◆ **WHAT YOU NEED TO DO**
Give an exact copy of every line, leaving images out.

[Charts and diagrams as code]
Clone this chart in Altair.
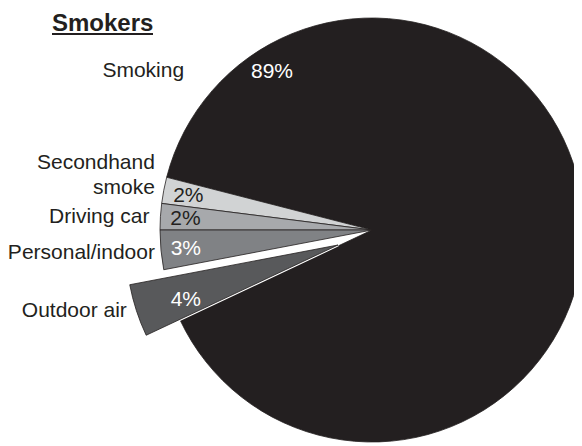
import math
import altair as alt
import pandas as pd

# ---- data ----
categories = ["Smoking", "Secondhand smoke", "Driving car", "Personal/indoor", "Outdoor air"]
labels = ["Smoking", "Secondhand\nsmoke", "Driving car", "Personal/indoor", "Outdoor air"]
shares = [89, 2, 2, 3, 4]
clockwise_order = [5, 4, 3, 2, 1]
colors = ["#231f20", "#d1d3d4", "#a7a9ac", "#808285", "#58595b"]
title_text = "Smokers"

# ---- layout ----
W, H = 566, 438
CX, CY = 364, 222          # pie centre
EX, EY = 330, 237          # centre of the pulled-out slice
R = 212
START = math.radians(244.8)
FONT = "Liberation Sans"
INK = "#231f20"

df = pd.DataFrame({"category": categories, "label": labels,
                   "share": shares, "order": clockwise_order})

base = alt.Chart(df).transform_window(
    cum="sum(share)", sort=[alt.SortField("order")]
).transform_calculate(
    start="datum.cum - datum.share",
    mid="datum.cum - datum.share / 2",
    pct="datum.share + '%'",
)

theta_scale = alt.Scale(domain=[0, 100], range=[START, START + 2 * math.pi])
color_enc = alt.Color("category:N", scale=alt.Scale(domain=categories, range=colors), legend=None)

main = alt.datum.category != "Outdoor air"
out = alt.datum.category == "Outdoor air"
small = alt.FieldOneOfPredicate(field="category", oneOf=["Secondhand smoke", "Driving car", "Personal/indoor"])

arcs = base.transform_filter(main).mark_arc(radius=R, stroke=INK, strokeWidth=0.8).encode(
    theta=alt.Theta("start:Q", scale=theta_scale), theta2="cum:Q", color=color_enc,
    x=alt.value(CX), y=alt.value(CY))

halo = base.transform_filter(out).mark_arc(radius=R, stroke="white", strokeWidth=3).encode(
    theta=alt.Theta("start:Q", scale=theta_scale), theta2="cum:Q", color=color_enc,
    x=alt.value(EX), y=alt.value(EY))

arc_out = base.transform_filter(out).mark_arc(radius=R, stroke=INK, strokeWidth=0.8).encode(
    theta=alt.Theta("start:Q", scale=theta_scale), theta2="cum:Q", color=color_enc,
    x=alt.value(EX), y=alt.value(EY))

txt_color = alt.condition(
    alt.FieldOneOfPredicate(field="category", oneOf=["Secondhand smoke", "Driving car"]),
    alt.value(INK), alt.value("white"))

pct_small = base.transform_filter(small).mark_text(radius=187, font=FONT, fontSize=21, dy=1).encode(
    theta=alt.Theta("mid:Q", scale=theta_scale), text="pct:N", color=txt_color,
    x=alt.value(CX), y=alt.value(CY))

pct_out = base.transform_filter(out).mark_text(radius=160, font=FONT, fontSize=21, dy=6).encode(
    theta=alt.Theta("mid:Q", scale=theta_scale), text="pct:N", color=txt_color,
    x=alt.value(EX), y=alt.value(EY))

pct_smoke = base.transform_filter(alt.datum.category == "Smoking").mark_text(
    theta=5.719, radius=187, font=FONT, fontSize=21).encode(
    text="pct:N", color=txt_color, x=alt.value(CX), y=alt.value(CY))

lab_drive = base.transform_filter(alt.datum.category == "Driving car").mark_text(
    radius=223, align="right", font=FONT, fontSize=21, color=INK, dy=1).encode(
    theta=alt.Theta("mid:Q", scale=theta_scale), text="label:N",
    x=alt.value(CX), y=alt.value(CY))

lab_pers = base.transform_filter(alt.datum.category == "Personal/indoor").mark_text(
    radius=218, align="right", font=FONT, fontSize=21, color=INK, dy=2).encode(
    theta=alt.Theta("mid:Q", scale=theta_scale), text="label:N",
    x=alt.value(CX), y=alt.value(CY))

lab_sh = base.transform_filter(alt.datum.category == "Secondhand smoke").mark_text(
    radius=221, align="right", font=FONT, fontSize=21, color=INK, dy=-26,
    lineBreak="\n", lineHeight=25).encode(
    theta=alt.Theta("mid:Q", scale=theta_scale), text="label:N",
    x=alt.value(CX), y=alt.value(CY))

lab_out = base.transform_filter(out).mark_text(
    radius=222, align="right", font=FONT, fontSize=21, color=INK, dy=-3).encode(
    theta=alt.Theta("mid:Q", scale=theta_scale), text="label:N",
    x=alt.value(EX), y=alt.value(EY))

lab_smoke = base.transform_filter(alt.datum.category == "Smoking").mark_text(
    theta=5.414, radius=246, align="right", font=FONT, fontSize=21, color=INK).encode(
    text="label:N", x=alt.value(CX), y=alt.value(CY))

title_df = pd.DataFrame({"t": [title_text]})
title = alt.Chart(title_df).mark_text(
    align="left", baseline="alphabetic", font=FONT, fontSize=24, fontWeight="bold", color=INK
).encode(text="t:N", x=alt.value(44), y=alt.value(23))
underline = alt.Chart(title_df).mark_rule(color=INK, strokeWidth=2).encode(
    x=alt.value(44), x2=alt.value(145), y=alt.value(26))

chart = alt.layer(
    arcs, halo, arc_out, pct_small, pct_out, pct_smoke,
    lab_drive, lab_pers, lab_sh, lab_out, lab_smoke, title, underline
).properties(
    width=W, height=H, padding=0, autosize=alt.AutoSizeParams(type="none")
).configure_view(strokeWidth=0)

chart.save("out.html", embed_options={"renderer": "svg", "actions": False})
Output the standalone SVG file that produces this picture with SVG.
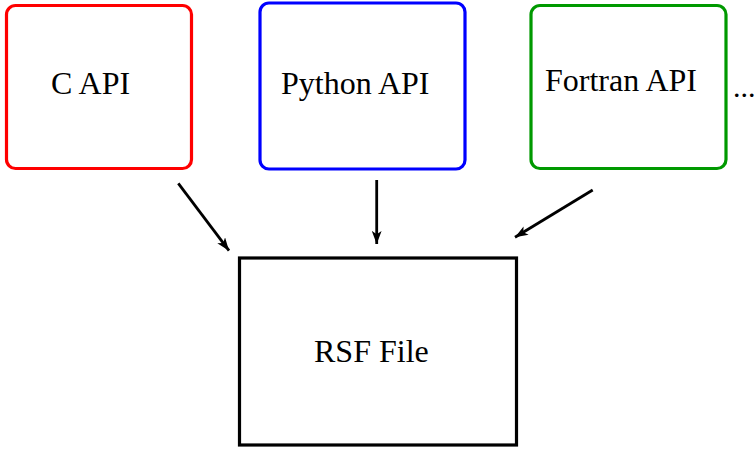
<svg xmlns="http://www.w3.org/2000/svg" width="756" height="451" viewBox="0 0 756 451">
  <style>
    .box { fill: #ffffff; stroke-width: 3.2; }
    .label { font-family: "Liberation Serif", "Times New Roman", serif; font-size: 32px; fill: #000000; }
    .conn { stroke: #000000; stroke-width: 2.8; fill: none; marker-end: url(#head); }
  </style>
  <defs>
    <marker id="head" viewBox="0 0 12 9" refX="12" refY="4.5" markerUnits="userSpaceOnUse" markerWidth="13" markerHeight="10" orient="auto">
      <path d="M0,0 L12,4.5 L0,9 L3,4.5 Z" fill="#000000"/>
    </marker>
  </defs>
  <rect width="756" height="451" fill="#ffffff"/>

  <g id="c-api">
    <rect class="box" x="6.5" y="5.5" width="185" height="163" rx="9" stroke="#ff0000"/>
    <text class="label" x="51" y="94">C API</text>
  </g>

  <g id="python-api">
    <rect class="box" x="260" y="3" width="205" height="166" rx="9" stroke="#0000ff"/>
    <text class="label" x="281" y="94">Python API</text>
  </g>

  <g id="fortran-api">
    <rect class="box" x="531" y="5.5" width="195" height="163" rx="9" stroke="#009900"/>
    <text class="label" x="545" y="91">Fortran API</text>
  </g>

  <g id="more">
    <text class="label" x="733" y="97" style="font-size:30px">...</text>
  </g>

  <g id="rsf-file">
    <rect class="box" x="239.5" y="258" width="277" height="187" stroke="#000000"/>
    <text class="label" x="314" y="362">RSF File</text>
  </g>

  <g id="connectors">
    <line class="conn" x1="178.3" y1="183.3" x2="229" y2="250.7"/>
    <line class="conn" x1="376.7" y1="180" x2="376.7" y2="244"/>
    <line class="conn" x1="592.7" y1="190" x2="515" y2="237.3"/>
  </g>
</svg>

◆ **CORRECT ANSWER**
Clone this chart in Altair.
import math
import altair as alt
import pandas as pd

# ---- data ----
categories = ["Smoking", "Secondhand smoke", "Driving car", "Personal/indoor", "Outdoor air"]
labels = ["Smoking", "Secondhand\nsmoke", "Driving car", "Personal/indoor", "Outdoor air"]
shares = [89, 2, 2, 3, 4]
clockwise_order = [5, 4, 3, 2, 1]
colors = ["#231f20", "#d1d3d4", "#a7a9ac", "#808285", "#58595b"]
title_text = "Smokers"

# ---- layout ----
W, H = 566, 438
CX, CY = 364, 222          # pie centre
EX, EY = 330, 237          # centre of the pulled-out slice
R = 212
START = math.radians(244.8)
FONT = "Liberation Sans"
INK = "#231f20"

df = pd.DataFrame({"category": categories, "label": labels,
                   "share": shares, "order": clockwise_order})

base = alt.Chart(df).transform_window(
    cum="sum(share)", sort=[alt.SortField("order")]
).transform_calculate(
    start="datum.cum - datum.share",
    mid="datum.cum - datum.share / 2",
    pct="datum.share + '%'",
)

theta_scale = alt.Scale(domain=[0, 100], range=[START, START + 2 * math.pi])
color_enc = alt.Color("category:N", scale=alt.Scale(domain=categories, range=colors), legend=None)

main = alt.datum.category != "Outdoor air"
out = alt.datum.category == "Outdoor air"
small = alt.FieldOneOfPredicate(field="category", oneOf=["Secondhand smoke", "Driving car", "Personal/indoor"])

arcs = base.transform_filter(main).mark_arc(radius=R, stroke=INK, strokeWidth=0.8).encode(
    theta=alt.Theta("start:Q", scale=theta_scale), theta2="cum:Q", color=color_enc,
    x=alt.value(CX), y=alt.value(CY))

halo = base.transform_filter(out).mark_arc(radius=R, stroke="white", strokeWidth=3).encode(
    theta=alt.Theta("start:Q", scale=theta_scale), theta2="cum:Q", color=color_enc,
    x=alt.value(EX), y=alt.value(EY))

arc_out = base.transform_filter(out).mark_arc(radius=R, stroke=INK, strokeWidth=0.8).encode(
    theta=alt.Theta("start:Q", scale=theta_scale), theta2="cum:Q", color=color_enc,
    x=alt.value(EX), y=alt.value(EY))

txt_color = alt.condition(
    alt.FieldOneOfPredicate(field="category", oneOf=["Secondhand smoke", "Driving car"]),
    alt.value(INK), alt.value("white"))

pct_small = base.transform_filter(small).mark_text(radius=187, font=FONT, fontSize=21, dy=1).encode(
    theta=alt.Theta("mid:Q", scale=theta_scale), text="pct:N", color=txt_color,
    x=alt.value(CX), y=alt.value(CY))

pct_out = base.transform_filter(out).mark_text(radius=160, font=FONT, fontSize=21, dy=6).encode(
    theta=alt.Theta("mid:Q", scale=theta_scale), text="pct:N", color=txt_color,
    x=alt.value(EX), y=alt.value(EY))

pct_smoke = base.transform_filter(alt.datum.category == "Smoking").mark_text(
    theta=5.719, radius=187, font=FONT, fontSize=21).encode(
    text="pct:N", color=txt_color, x=alt.value(CX), y=alt.value(CY))

lab_drive = base.transform_filter(alt.datum.category == "Driving car").mark_text(
    radius=223, align="right", font=FONT, fontSize=21, color=INK, dy=1).encode(
    theta=alt.Theta("mid:Q", scale=theta_scale), text="label:N",
    x=alt.value(CX), y=alt.value(CY))

lab_pers = base.transform_filter(alt.datum.category == "Personal/indoor").mark_text(
    radius=218, align="right", font=FONT, fontSize=21, color=INK, dy=2).encode(
    theta=alt.Theta("mid:Q", scale=theta_scale), text="label:N",
    x=alt.value(CX), y=alt.value(CY))

lab_sh = base.transform_filter(alt.datum.category == "Secondhand smoke").mark_text(
    radius=221, align="right", font=FONT, fontSize=21, color=INK, dy=-26,
    lineBreak="\n", lineHeight=25).encode(
    theta=alt.Theta("mid:Q", scale=theta_scale), text="label:N",
    x=alt.value(CX), y=alt.value(CY))

lab_out = base.transform_filter(out).mark_text(
    radius=222, align="right", font=FONT, fontSize=21, color=INK, dy=-3).encode(
    theta=alt.Theta("mid:Q", scale=theta_scale), text="label:N",
    x=alt.value(EX), y=alt.value(EY))

lab_smoke = base.transform_filter(alt.datum.category == "Smoking").mark_text(
    theta=5.414, radius=246, align="right", font=FONT, fontSize=21, color=INK).encode(
    text="label:N", x=alt.value(CX), y=alt.value(CY))

title_df = pd.DataFrame({"t": [title_text]})
title = alt.Chart(title_df).mark_text(
    align="left", baseline="alphabetic", font=FONT, fontSize=24, fontWeight="bold", color=INK
).encode(text="t:N", x=alt.value(44), y=alt.value(23))
underline = alt.Chart(title_df).mark_rule(color=INK, strokeWidth=2).encode(
    x=alt.value(44), x2=alt.value(145), y=alt.value(26))

chart = alt.layer(
    arcs, halo, arc_out, pct_small, pct_out, pct_smoke,
    lab_drive, lab_pers, lab_sh, lab_out, lab_smoke, title, underline
).properties(
    width=W, height=H, padding=0, autosize=alt.AutoSizeParams(type="none")
).configure_view(strokeWidth=0)

chart.save("out.html", embed_options={"renderer": "svg", "actions": False})
Output the standalone SVG file that produces this picture with SVG.
<svg xmlns="http://www.w3.org/2000/svg" width="756" height="451" viewBox="0 0 756 451">
  <style>
    .box { fill: #ffffff; stroke-width: 3.2; }
    .label { font-family: "Liberation Serif", "Times New Roman", serif; font-size: 32px; fill: #000000; }
    .conn { stroke: #000000; stroke-width: 2.8; fill: none; marker-end: url(#head); }
  </style>
  <defs>
    <marker id="head" viewBox="0 0 12 9" refX="12" refY="4.5" markerUnits="userSpaceOnUse" markerWidth="13" markerHeight="10" orient="auto">
      <path d="M0,0 L12,4.5 L0,9 L3,4.5 Z" fill="#000000"/>
    </marker>
  </defs>
  <rect width="756" height="451" fill="#ffffff"/>

  <g id="c-api">
    <rect class="box" x="6.5" y="5.5" width="185" height="163" rx="9" stroke="#ff0000"/>
    <text class="label" x="51" y="94">C API</text>
  </g>

  <g id="python-api">
    <rect class="box" x="260" y="3" width="205" height="166" rx="9" stroke="#0000ff"/>
    <text class="label" x="281" y="94">Python API</text>
  </g>

  <g id="fortran-api">
    <rect class="box" x="531" y="5.5" width="195" height="163" rx="9" stroke="#009900"/>
    <text class="label" x="545" y="91">Fortran API</text>
  </g>

  <g id="more">
    <text class="label" x="733" y="97" style="font-size:30px">...</text>
  </g>

  <g id="rsf-file">
    <rect class="box" x="239.5" y="258" width="277" height="187" stroke="#000000"/>
    <text class="label" x="314" y="362">RSF File</text>
  </g>

  <g id="connectors">
    <line class="conn" x1="178.3" y1="183.3" x2="229" y2="250.7"/>
    <line class="conn" x1="376.7" y1="180" x2="376.7" y2="244"/>
    <line class="conn" x1="592.7" y1="190" x2="515" y2="237.3"/>
  </g>
</svg>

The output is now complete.